5. Keep A Training Journal
A day-in, day-out schedule of work-gym-sleep can leave you running ragged. Trust me, I know. Once frustration kicks in, it can become hard to remember why you put yourself through such a tough regimen. It's at time like this that a journal can be a source of inspiration. Tracking your workouts, nutrition, daily hurdles and—perhaps most importantly—your accomplishments will allow you to see how far you've come since starting and remind you that hard work pays off.
6. Change It Up
Nothing kills motivation like a boring routine. I don't like leftovers. Week old, stale, boring food doesn't appeal to me. So why would a routine that has the same, boring old exercises excite me? When movements become lame, just hit the refresh button. Every 2-3 weeks, change something about your workout routine. Add a few new exercises, reverse the order of the routine, switch from weight training to bodyweight training, or switch the grip. You don't need a new workout routine every week. Two to three exercise swaps should do the trick.
Insider Tip: It's a good idea to refresh your workout every 4-6 weeks and change your full program every 12-16 weeks. This will allow you to hit multiple training goals over the course of the year, keep your body from adapting to one program, and keep your fitness life interesting for the long haul!
7. Focus On The Benefits
We've all been there. You've scheduled Monday as leg day. You've got everything ready: gym clothes packed, water bottle filled, and workout printed. But, when the time to crush your quads rolls around, your motivation is zapped. Your energy's at zero and the last thing you feel like doing is crushing your legs.

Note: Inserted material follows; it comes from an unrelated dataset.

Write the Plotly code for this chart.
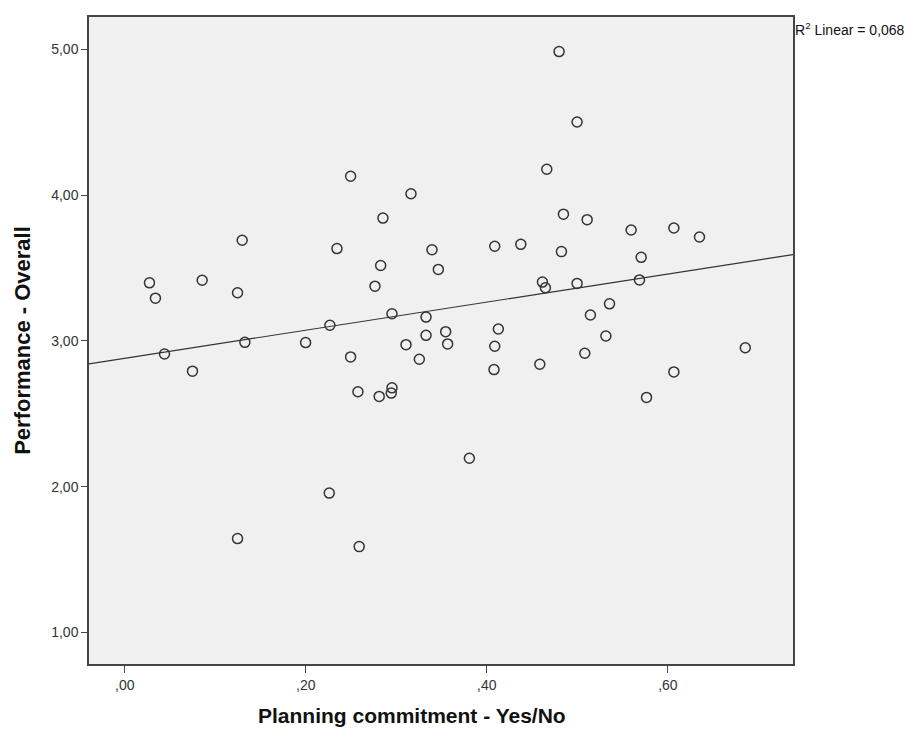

So what do I do? Rather than focusing on how much you DON'T want to squat, focus on how much you want results and how not working out could be a step in the wrong direction. I won't lie, there are days where I feel like sitting on the couch would be more satisfying than hitting the gym. What I keep in mind is how I will feel if I don't work out. I don't like that feeling.
Few people take the time to consider how their decision to skip a gym session will affect them down the line because they are too focused on how they feel at that moment. I am all for being present, but remember that we set a goal. The decisions you make today affect how soon you accomplish that mission. Consider how you'll feel if you give up. Chances are you'll be in the gym shortly after. Then, even if your workout starts with low energy, it will probably pick up once you're in the groove.
Insider Tip: If you're tired or simply can't muster the energy to train your "assigned" body part, revamp your workout plan. Calves sore? Train shoulders instead. Hamstrings tight? Take time to foam roll. Listen to your body and adjust your workout as needed. Remember, the only bad workout is the one you didn't do.